There are two different reasons a beginning teacher in this country likely can’t afford to live on their salary. One reason is supremely self-evident: state by state and city by city, teachers are paid less than similarly educated and qualified professionals.

The second reason isn’t quite so obvious, but it underlies the first and it’s quite grim. Teachers are underpaid because as a group, teachers are disrespected and disliked by significant segments of the U.S. population. The underpayment isn’t just “a lack of funds.” It’s deliberate and intended.

Teachers’ Pay Is Going to Get Better…Really!

One of the predictable features of American political life is the initiative — federal or state — to improve teacher salaries and working conditions. You probably remember reading about these plans. Here’s how they’re typically announced:

“State Needs to Fund Teacher Pay Increases” (from The Black Hills Pioneer, published in South Dakota in 2019)

“State Crafts Plan Aimed at Boosting Missouri Teacher Pay and Keeping Them Around” (from Missourinet, published in Missouri in 2019)

“Missouri Mulls $400M Plan to Boost Teacher Pay in Public Schools” (from St. Louis American, also published in 2019)

What’s interesting about these initiatives is that both states rank among the very lowest-paying states in the country. Missouri teacher salaries rank 43rd, South Dakota’s rank 49th.

So, you might think, that’s why they’re boosting salaries — they understand they need to treat their teachers better. Maybe so, but if past is prologue, it’s unlikely. In reality, since 1996, when the Economic Policy Institute began studying teacher salaries, they’ve steadily declined in constant dollars.

The Teacher Pay Penalty

What makes the salary decline remarkable is that teachers have always been paid less than similarly educated and qualified professionals. There’s even a name for the phenomenon: the teacher pay penalty.

The Economic Policy Institute study reveals that male teachers earn nearly 25% less than comparable male workers. Female teachers do a little better — they earn about 14% less — but that’s less impressive when you take into account that all female employees earn less than male employees to begin with. The teacher pay penalty is very real. But why?

Because Teachers Deserve a ‘Punch in the Face’

At least according to former New Jersey Gov. Chris Christie, they do. Christie, who was having trouble connecting with Republican voters in his bid for the nomination that eventually went to Donald Trump, made the comment on CNN because, he maintained, the teachers’ union had backed Hillary Clinton but also because the teachers union “doesn’t care about kids.” Christie was always disdainful of teachers and has even maintained that teachers who are members of the American Federation of Teachers “are the single most destructive force in American education.”

One way of explaining such statements is that Republicans often oppose unions and unionization, but why the teachers’ union specifically and why the vehemence? Finally, it’s in the nature of political discourse to find targets that energize the base — and just as “billionaires” and “Wall Street” rally Democrats, so “teachers” has become a well-understood kind of verbal shorthand among Republicans for “people who are against us.”

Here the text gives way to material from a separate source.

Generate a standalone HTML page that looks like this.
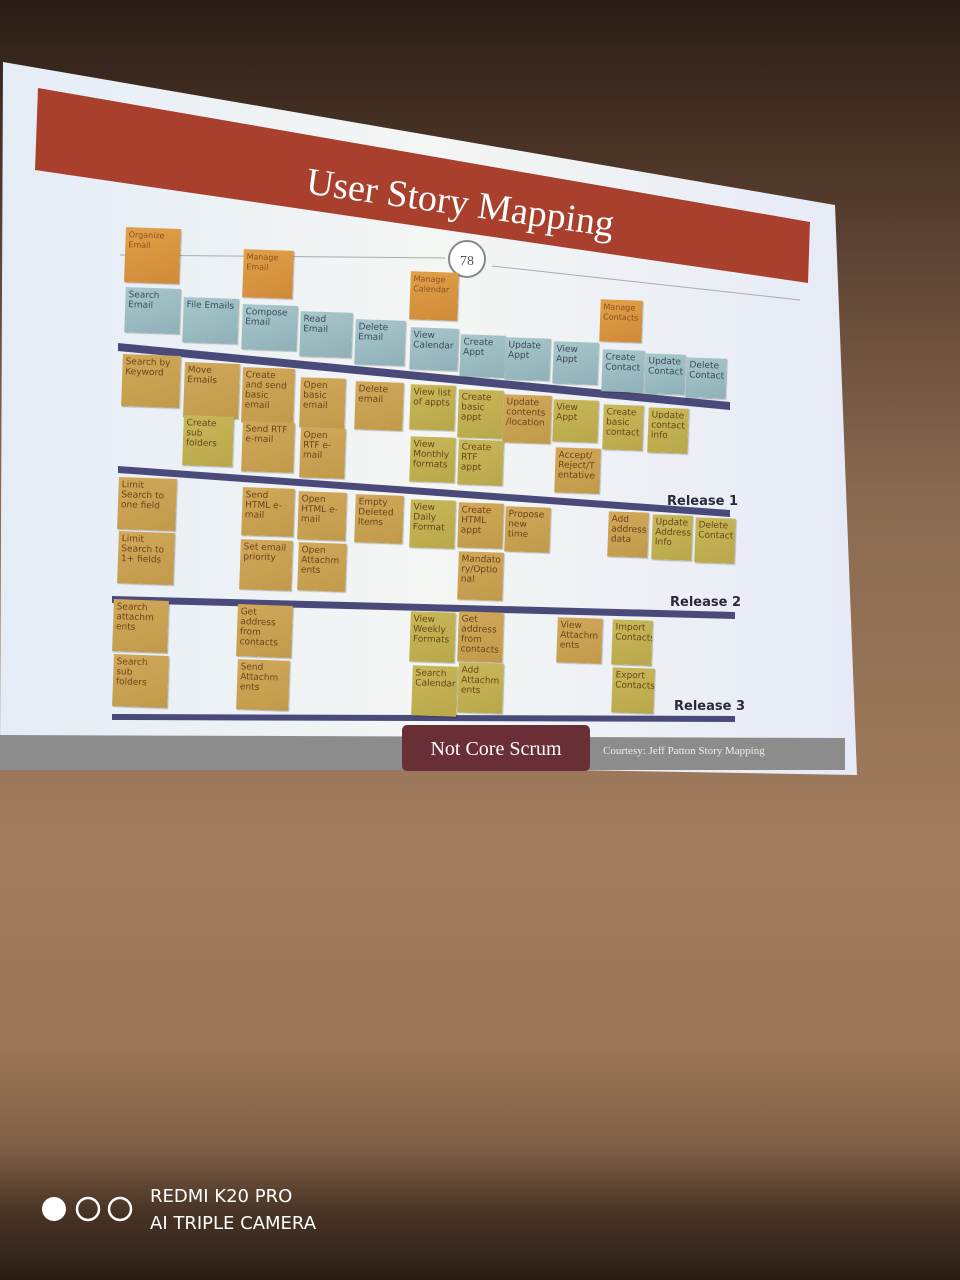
<!DOCTYPE html>
<html><head><meta charset="utf-8"><style>
body{margin:0;width:960px;height:1280px;overflow:hidden;position:relative;font-family:"DejaVu Sans","Liberation Sans",sans-serif;
background:linear-gradient(180deg,#2a1d16 0px,#4a3326 150px,#8a6a50 500px,#a07c5e 850px,#9a7656 1050px,#7e5e45 1150px,#4a3526 1210px,#2a1d16 1280px);}
.n{position:absolute;font-size:9px;line-height:10px;color:#6b4418;padding:3px 3px;box-sizing:border-box;
background:linear-gradient(160deg,#d2a85a,#c09a4a);box-shadow:1px 1px 1px rgba(0,0,0,.25);transform:rotate(2deg);overflow:hidden}
.g{background:linear-gradient(160deg,#c8b85a,#b8a84a)}
.b{background:linear-gradient(160deg,#a8c8cc,#8fb0b8);color:#3a4a5a}
.o{background:linear-gradient(160deg,#e0a048,#d08a38);color:#8a5020;font-size:8px}
.r{position:absolute;font-size:13px;color:#2a2a3a;font-family:"DejaVu Sans",sans-serif;font-weight:bold}
</style></head><body>
<svg width="960" height="1280" style="position:absolute;left:0;top:0">
<defs><linearGradient id="s" x1="0" y1="0" x2="1" y2="0"><stop offset="0" stop-color="#e4ecf6"/><stop offset=".5" stop-color="#f4f6f4"/><stop offset="1" stop-color="#e6eaf6"/></linearGradient></defs>
<polygon points="3,62 835,205 857,775 0,760" fill="url(#s)"/>
<polygon points="38,88 810,222 808,283 35,170" fill="#a9402e"/>
<line x1="120" y1="255" x2="445" y2="258" stroke="#aaa" stroke-width="1"/>
<line x1="492" y1="266" x2="800" y2="300" stroke="#aaa" stroke-width="1"/>
<circle cx="467" cy="259" r="18" fill="#fff" stroke="#888" stroke-width="2"/>
<text x="467" y="265" font-size="14" text-anchor="middle" fill="#555" font-family="Liberation Serif">78</text>
<text x="460" y="215" font-size="38" text-anchor="middle" fill="#fff" font-family="Liberation Serif" transform="rotate(8 460 205)">User Story Mapping</text>
<polygon points="118,343 730,402 730,410 118,351" fill="#4a4a7a"/>
<polygon points="118,466 730,510 730,517 118,473" fill="#4a4a7a"/>
<polygon points="112,596 735,612 735,619 112,603" fill="#4a4a7a"/>
<polygon points="112,714 735,716 735,722 112,720" fill="#4a4a7a"/>
<polygon points="0,735 845,738 845,770 0,770" fill="#8c8c8c"/>
<rect x="402" y="725" width="188" height="46" rx="5" fill="#6a2e36"/>
<text x="496" y="755" font-size="20" text-anchor="middle" fill="#fff" font-family="Liberation Serif">Not Core Scrum</text>
<text x="603" y="754" font-size="11" fill="#eee" font-family="Liberation Serif">Courtesy:  Jeff Patton Story Mapping</text>
<circle cx="54" cy="1209" r="12" fill="#fff"/>
<circle cx="88" cy="1209" r="11" fill="none" stroke="#fff" stroke-width="2.5"/>
<circle cx="120" cy="1209" r="11" fill="none" stroke="#fff" stroke-width="2.5"/>
<text x="150" y="1202" font-size="18" fill="#fff" font-family="DejaVu Sans">REDMI K20 PRO</text>
<text x="150" y="1229" font-size="18" fill="#fff" font-family="DejaVu Sans">AI TRIPLE CAMERA</text>
</svg>
<div class="n o" style="left:125px;top:228px;width:55px;height:55px">Organize Email</div>
<div class="n o" style="left:243px;top:250px;width:50px;height:48px">Manage Email</div>
<div class="n o" style="left:410px;top:272px;width:48px;height:48px">Manage Calendar</div>
<div class="n o" style="left:600px;top:300px;width:42px;height:42px">Manage Contacts</div>

<div class="n b" style="left:125px;top:288px;width:55px;height:45px">Search Email</div>
<div class="n b" style="left:183px;top:298px;width:55px;height:45px">File Emails</div>
<div class="n b" style="left:242px;top:305px;width:55px;height:45px">Compose Email</div>
<div class="n b" style="left:300px;top:312px;width:52px;height:45px">Read Email</div>
<div class="n b" style="left:355px;top:320px;width:50px;height:45px">Delete Email</div>
<div class="n b" style="left:410px;top:328px;width:48px;height:42px">View Calendar</div>
<div class="n b" style="left:460px;top:335px;width:45px;height:42px">Create Appt</div>
<div class="n b" style="left:505px;top:338px;width:45px;height:42px">Update Appt</div>
<div class="n b" style="left:553px;top:342px;width:45px;height:42px">View Appt</div>
<div class="n b" style="left:602px;top:350px;width:42px;height:42px">Create Contact</div>
<div class="n b" style="left:645px;top:354px;width:40px;height:40px">Update Contact</div>
<div class="n b" style="left:686px;top:358px;width:40px;height:40px">Delete Contact</div>

<div class="n" style="left:122px;top:355px;width:58px;height:52px">Search by Keyword</div>
<div class="n" style="left:184px;top:363px;width:55px;height:55px">Move Emails</div>
<div class="n" style="left:242px;top:368px;width:52px;height:55px">Create and send basic email</div>
<div class="n" style="left:300px;top:378px;width:45px;height:50px">Open basic email</div>
<div class="n" style="left:355px;top:382px;width:48px;height:48px">Delete email</div>
<div class="n g" style="left:410px;top:385px;width:45px;height:45px">View list of appts</div>
<div class="n g" style="left:458px;top:390px;width:45px;height:48px">Create basic appt</div>
<div class="n" style="left:503px;top:395px;width:48px;height:48px">Update contents /location</div>
<div class="n g" style="left:553px;top:400px;width:45px;height:42px">View Appt</div>
<div class="n g" style="left:603px;top:405px;width:40px;height:45px">Create basic contact</div>
<div class="n g" style="left:648px;top:408px;width:40px;height:45px">Update contact info</div>
<div class="n g" style="left:183px;top:416px;width:50px;height:50px">Create sub folders</div>
<div class="n" style="left:242px;top:422px;width:52px;height:50px">Send RTF e-mail</div>
<div class="n" style="left:300px;top:428px;width:45px;height:50px">Open RTF e-mail</div>
<div class="n g" style="left:410px;top:437px;width:45px;height:45px">View Monthly formats</div>
<div class="n g" style="left:458px;top:440px;width:45px;height:45px">Create RTF appt</div>
<div class="n" style="left:555px;top:448px;width:45px;height:45px">Accept/ Reject/T entative</div>

<div class="r" style="left:667px;top:494px">Release 1</div>
<div class="n" style="left:118px;top:478px;width:58px;height:52px">Limit Search to one field</div>
<div class="n" style="left:118px;top:532px;width:56px;height:52px">Limit Search to 1+ fields</div>
<div class="n" style="left:242px;top:488px;width:52px;height:48px">Send HTML e-mail</div>
<div class="n" style="left:298px;top:492px;width:48px;height:48px">Open HTML e-mail</div>
<div class="n" style="left:355px;top:495px;width:48px;height:48px">Empty Deleted Items</div>
<div class="n g" style="left:410px;top:500px;width:45px;height:48px">View Daily Format</div>
<div class="n" style="left:458px;top:503px;width:45px;height:45px">Create HTML appt</div>
<div class="n" style="left:505px;top:507px;width:45px;height:45px">Propose new time</div>
<div class="n" style="left:608px;top:512px;width:40px;height:45px">Add address data</div>
<div class="n g" style="left:652px;top:515px;width:40px;height:45px">Update Address Info</div>
<div class="n g" style="left:695px;top:518px;width:40px;height:45px">Delete Contact</div>
<div class="n" style="left:240px;top:540px;width:52px;height:50px">Set email priority</div>
<div class="n" style="left:298px;top:543px;width:48px;height:48px">Open Attachm ents</div>
<div class="n" style="left:458px;top:552px;width:45px;height:48px">Mandato ry/Optio nal</div>

<div class="r" style="left:670px;top:595px">Release 2</div>
<div class="n" style="left:113px;top:600px;width:55px;height:52px">Search attachm ents</div>
<div class="n" style="left:113px;top:655px;width:55px;height:52px">Search sub folders</div>
<div class="n" style="left:237px;top:605px;width:55px;height:52px">Get address from contacts</div>
<div class="n" style="left:237px;top:660px;width:52px;height:50px">Send Attachm ents</div>
<div class="n g" style="left:410px;top:612px;width:45px;height:50px">View Weekly Formats</div>
<div class="n" style="left:458px;top:612px;width:45px;height:50px">Get address from contacts</div>
<div class="n" style="left:557px;top:618px;width:45px;height:45px">View Attachm ents</div>
<div class="n g" style="left:612px;top:620px;width:40px;height:45px">Import Contacts</div>
<div class="n g" style="left:412px;top:666px;width:45px;height:50px">Search Calendar</div>
<div class="n g" style="left:458px;top:663px;width:45px;height:50px">Add Attachm ents</div>
<div class="n g" style="left:612px;top:668px;width:42px;height:45px">Export Contacts</div>
<div class="r" style="left:674px;top:699px">Release 3</div>
</body></html>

While these political antagonisms aren’t fully rationale, they aren’t entirely baseless either: the teachers’ union is one of the largest unions in the country and — as numerous conservative publications including Fox News complain — has almost always leaned Democratic. And when you think about it, it’s also threatening that the people who are educating your kids might also be slipping in a little left-wing propaganda with their history lessons. For some Americans, teachers are simply the enemy.

There’s Just Something About You….

The old joke about God’s reason for inflicting painful trials on Job is relevant to American attitudes toward teachers. Articles in both Harvard Business Reviewand Quartz enumerate the ways in which teachers aren’t trusted or approved of. Some of it is political, but a lot of it isn’t.

Many Americans believe and resent that teachers, unlike the rest of us, only work nine months a year and even then don’t even work a full day — widespread beliefs that run almost surrealistically counter to teachers’ actual experience. (It must be noted that teachers haven’t been as effective in countering these beliefs as they need to be.)

But perhaps at the heart of the problem is a strain of American anti-intellectualism as old as the republic and succinctly expressed in the often heard put-down: those that can, do; those that can’t, teach. If someone thinks there’s truth in that, why would they vote to give these people a raise?